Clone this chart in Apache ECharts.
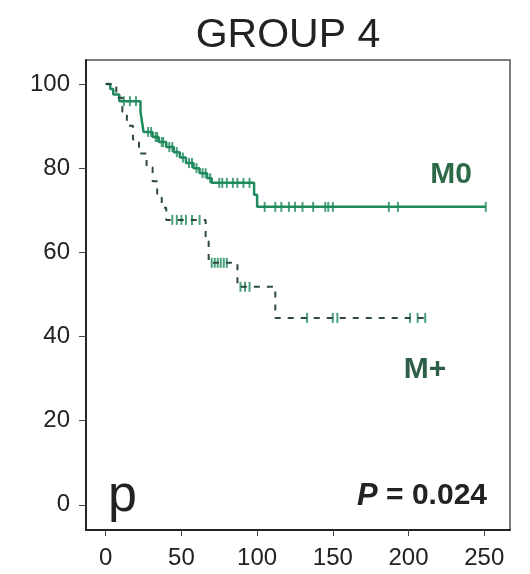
<!DOCTYPE html>
<html>
<head>
<meta charset="utf-8">
<style>
  html, body { margin: 0; padding: 0; background: #ffffff; }
  #chart { width: 530px; height: 574px; }
</style>
<script src="https://cdn.jsdelivr.net/npm/echarts@6/dist/echarts.min.js"></script>
</head>
<body>
<div id="chart"></div>
<script>
// Kaplan-Meier survival, group 4: M0 vs M+
const xTicks = [0, 50, 100, 150, 200, 250];
const yTicks = [0, 20, 40, 60, 80, 100];

// M0: event times (months) and survival (%) after each event
const m0Times = [0, 3, 5, 9, 23, 24, 25, 31, 35, 40, 45, 49, 53, 58, 62, 67, 70, 98, 100];
const m0Surv  = [100, 98.8, 97.5, 95.9, 93.4, 91.0, 88.6, 87.4, 86.2, 85.0, 83.8, 82.5, 81.2, 80.0, 78.8, 77.6, 76.5, 73.7, 70.8];
const m0End = 251;
const m0Censored = [12, 16, 20, 28, 30, 33, 34, 37, 38, 42, 44, 47, 51, 55, 57, 60, 64, 66, 69,
                    75, 77, 80, 84, 87, 91, 95, 105, 112, 116, 121, 125, 130, 137, 145, 147, 150, 187, 193, 251];

// M+: event times and survival
const mpTimes = [0, 7, 11, 14, 18, 22, 27, 31, 34, 37, 40, 66, 68, 87, 112];
const mpSurv  = [100, 96.7, 93.4, 90.1, 86.8, 83.5, 80.2, 76.9, 73.6, 70.6, 67.7, 62.6, 57.5, 51.8, 44.4];
const mpEnd = 211;
const mpCensored = [44, 47, 50, 53, 57, 62, 70, 72, 74, 76, 78, 80, 89, 92, 95, 133, 150, 153, 201, 206, 211];

function stepData(times, surv, end) {
  const d = times.map((t, i) => [t, surv[i]]);
  d.push([end, surv[surv.length - 1]]);
  return d;
}
function survAt(times, surv, t) {
  let s = surv[0];
  for (let i = 0; i < times.length; i++) { if (times[i] <= t) s = surv[i]; }
  return s;
}
function censorData(times, surv, cens) {
  return cens.map(t => [t, survAt(times, surv, t)]);
}

const FONT = 'Liberation Sans, Arial, sans-serif';
const chart = echarts.init(document.getElementById('chart'));
chart.setOption({
  animation: false,
  backgroundColor: '#ffffff',
  grid: { left: 86, right: 20, top: 60, bottom: 44, show: true, borderColor: '#555', borderWidth: 1.5, backgroundColor: 'transparent' },
  xAxis: {
    type: 'value', min: -13, max: 267,
    axisLine: { show: true, onZero: false, lineStyle: { color: '#222', width: 2 } },
    axisTick: { show: true, inside: false, length: 6, customValues: xTicks, lineStyle: { color: '#444', width: 1 } },
    axisLabel: { customValues: xTicks, fontSize: 24, color: '#222', fontFamily: FONT, margin: 16 },
    splitLine: { show: false }
  },
  yAxis: {
    type: 'value', min: -6, max: 105.7,
    axisLine: { show: true, onZero: false, lineStyle: { color: '#222', width: 2 } },
    axisTick: { show: true, inside: false, length: 7, customValues: yTicks, lineStyle: { color: '#444', width: 1 } },
    axisLabel: { customValues: yTicks, fontSize: 24, color: '#222', fontFamily: FONT, margin: 16 },
    splitLine: { show: false }
  },
  series: [
    {
      name: 'M0', type: 'line', step: 'end', symbol: 'none',
      data: stepData(m0Times, m0Surv, m0End),
      lineStyle: { color: '#1f8a5c', width: 2.5 }
    },
    {
      name: 'M0 censored', type: 'scatter', symbol: 'rect', symbolSize: [2, 10],
      data: censorData(m0Times, m0Surv, m0Censored),
      itemStyle: { color: '#1f8a5c' }
    },
    {
      name: 'M+', type: 'line', step: 'end', symbol: 'none',
      data: stepData(mpTimes, mpSurv, mpEnd),
      lineStyle: { color: '#2d4a3c', width: 2, type: [6, 7] }
    },
    {
      name: 'M+ censored', type: 'scatter', symbol: 'rect', symbolSize: [2, 10],
      data: censorData(mpTimes, mpSurv, mpCensored),
      itemStyle: { color: '#1f8a5c' }
    }
  ],
  graphic: [
    { type: 'text', x: 288, y: 36, style: { text: 'GROUP 4', font: '41px ' + FONT, fill: '#222', textAlign: 'center', textVerticalAlign: 'middle' } },
    { type: 'text', x: 451, y: 175, style: { text: 'M0', font: 'bold 30px ' + FONT, fill: '#2e6a48', textAlign: 'center', textVerticalAlign: 'middle' } },
    { type: 'text', x: 425, y: 370, style: { text: 'M+', font: 'bold 30px ' + FONT, fill: '#2e5e48', textAlign: 'center', textVerticalAlign: 'middle' } },
    { type: 'text', x: 108, y: 497, style: { text: 'p', font: '52px ' + FONT, fill: '#222', textAlign: 'left', textVerticalAlign: 'middle' } },
    { type: 'text', x: 487, y: 496, style: {
        text: '{i|P}{b| = 0.024}', textAlign: 'right', textVerticalAlign: 'middle',
        rich: {
          i: { font: 'italic bold 31px ' + FONT, fill: '#222' },
          b: { font: 'bold 30px ' + FONT, fill: '#222' }
        }
      } }
  ]
});
</script>
</body>
</html>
────────────────────
### [Directions for this task]
Copy the material above in full and exactly, skipping pictures.

### [Reply]
Clone this chart in Apache ECharts.
<!DOCTYPE html>
<html>
<head>
<meta charset="utf-8">
<style>
  html, body { margin: 0; padding: 0; background: #ffffff; }
  #chart { width: 530px; height: 574px; }
</style>
<script src="https://cdn.jsdelivr.net/npm/echarts@6/dist/echarts.min.js"></script>
</head>
<body>
<div id="chart"></div>
<script>
// Kaplan-Meier survival, group 4: M0 vs M+
const xTicks = [0, 50, 100, 150, 200, 250];
const yTicks = [0, 20, 40, 60, 80, 100];

// M0: event times (months) and survival (%) after each event
const m0Times = [0, 3, 5, 9, 23, 24, 25, 31, 35, 40, 45, 49, 53, 58, 62, 67, 70, 98, 100];
const m0Surv  = [100, 98.8, 97.5, 95.9, 93.4, 91.0, 88.6, 87.4, 86.2, 85.0, 83.8, 82.5, 81.2, 80.0, 78.8, 77.6, 76.5, 73.7, 70.8];
const m0End = 251;
const m0Censored = [12, 16, 20, 28, 30, 33, 34, 37, 38, 42, 44, 47, 51, 55, 57, 60, 64, 66, 69,
                    75, 77, 80, 84, 87, 91, 95, 105, 112, 116, 121, 125, 130, 137, 145, 147, 150, 187, 193, 251];

// M+: event times and survival
const mpTimes = [0, 7, 11, 14, 18, 22, 27, 31, 34, 37, 40, 66, 68, 87, 112];
const mpSurv  = [100, 96.7, 93.4, 90.1, 86.8, 83.5, 80.2, 76.9, 73.6, 70.6, 67.7, 62.6, 57.5, 51.8, 44.4];
const mpEnd = 211;
const mpCensored = [44, 47, 50, 53, 57, 62, 70, 72, 74, 76, 78, 80, 89, 92, 95, 133, 150, 153, 201, 206, 211];

function stepData(times, surv, end) {
  const d = times.map((t, i) => [t, surv[i]]);
  d.push([end, surv[surv.length - 1]]);
  return d;
}
function survAt(times, surv, t) {
  let s = surv[0];
  for (let i = 0; i < times.length; i++) { if (times[i] <= t) s = surv[i]; }
  return s;
}
function censorData(times, surv, cens) {
  return cens.map(t => [t, survAt(times, surv, t)]);
}

const FONT = 'Liberation Sans, Arial, sans-serif';
const chart = echarts.init(document.getElementById('chart'));
chart.setOption({
  animation: false,
  backgroundColor: '#ffffff',
  grid: { left: 86, right: 20, top: 60, bottom: 44, show: true, borderColor: '#555', borderWidth: 1.5, backgroundColor: 'transparent' },
  xAxis: {
    type: 'value', min: -13, max: 267,
    axisLine: { show: true, onZero: false, lineStyle: { color: '#222', width: 2 } },
    axisTick: { show: true, inside: false, length: 6, customValues: xTicks, lineStyle: { color: '#444', width: 1 } },
    axisLabel: { customValues: xTicks, fontSize: 24, color: '#222', fontFamily: FONT, margin: 16 },
    splitLine: { show: false }
  },
  yAxis: {
    type: 'value', min: -6, max: 105.7,
    axisLine: { show: true, onZero: false, lineStyle: { color: '#222', width: 2 } },
    axisTick: { show: true, inside: false, length: 7, customValues: yTicks, lineStyle: { color: '#444', width: 1 } },
    axisLabel: { customValues: yTicks, fontSize: 24, color: '#222', fontFamily: FONT, margin: 16 },
    splitLine: { show: false }
  },
  series: [
    {
      name: 'M0', type: 'line', step: 'end', symbol: 'none',
      data: stepData(m0Times, m0Surv, m0End),
      lineStyle: { color: '#1f8a5c', width: 2.5 }
    },
    {
      name: 'M0 censored', type: 'scatter', symbol: 'rect', symbolSize: [2, 10],
      data: censorData(m0Times, m0Surv, m0Censored),
      itemStyle: { color: '#1f8a5c' }
    },
    {
      name: 'M+', type: 'line', step: 'end', symbol: 'none',
      data: stepData(mpTimes, mpSurv, mpEnd),
      lineStyle: { color: '#2d4a3c', width: 2, type: [6, 7] }
    },
    {
      name: 'M+ censored', type: 'scatter', symbol: 'rect', symbolSize: [2, 10],
      data: censorData(mpTimes, mpSurv, mpCensored),
      itemStyle: { color: '#1f8a5c' }
    }
  ],
  graphic: [
    { type: 'text', x: 288, y: 36, style: { text: 'GROUP 4', font: '41px ' + FONT, fill: '#222', textAlign: 'center', textVerticalAlign: 'middle' } },
    { type: 'text', x: 451, y: 175, style: { text: 'M0', font: 'bold 30px ' + FONT, fill: '#2e6a48', textAlign: 'center', textVerticalAlign: 'middle' } },
    { type: 'text', x: 425, y: 370, style: { text: 'M+', font: 'bold 30px ' + FONT, fill: '#2e5e48', textAlign: 'center', textVerticalAlign: 'middle' } },
    { type: 'text', x: 108, y: 497, style: { text: 'p', font: '52px ' + FONT, fill: '#222', textAlign: 'left', textVerticalAlign: 'middle' } },
    { type: 'text', x: 487, y: 496, style: {
        text: '{i|P}{b| = 0.024}', textAlign: 'right', textVerticalAlign: 'middle',
        rich: {
          i: { font: 'italic bold 31px ' + FONT, fill: '#222' },
          b: { font: 'bold 30px ' + FONT, fill: '#222' }
        }
      } }
  ]
});
</script>
</body>
</html>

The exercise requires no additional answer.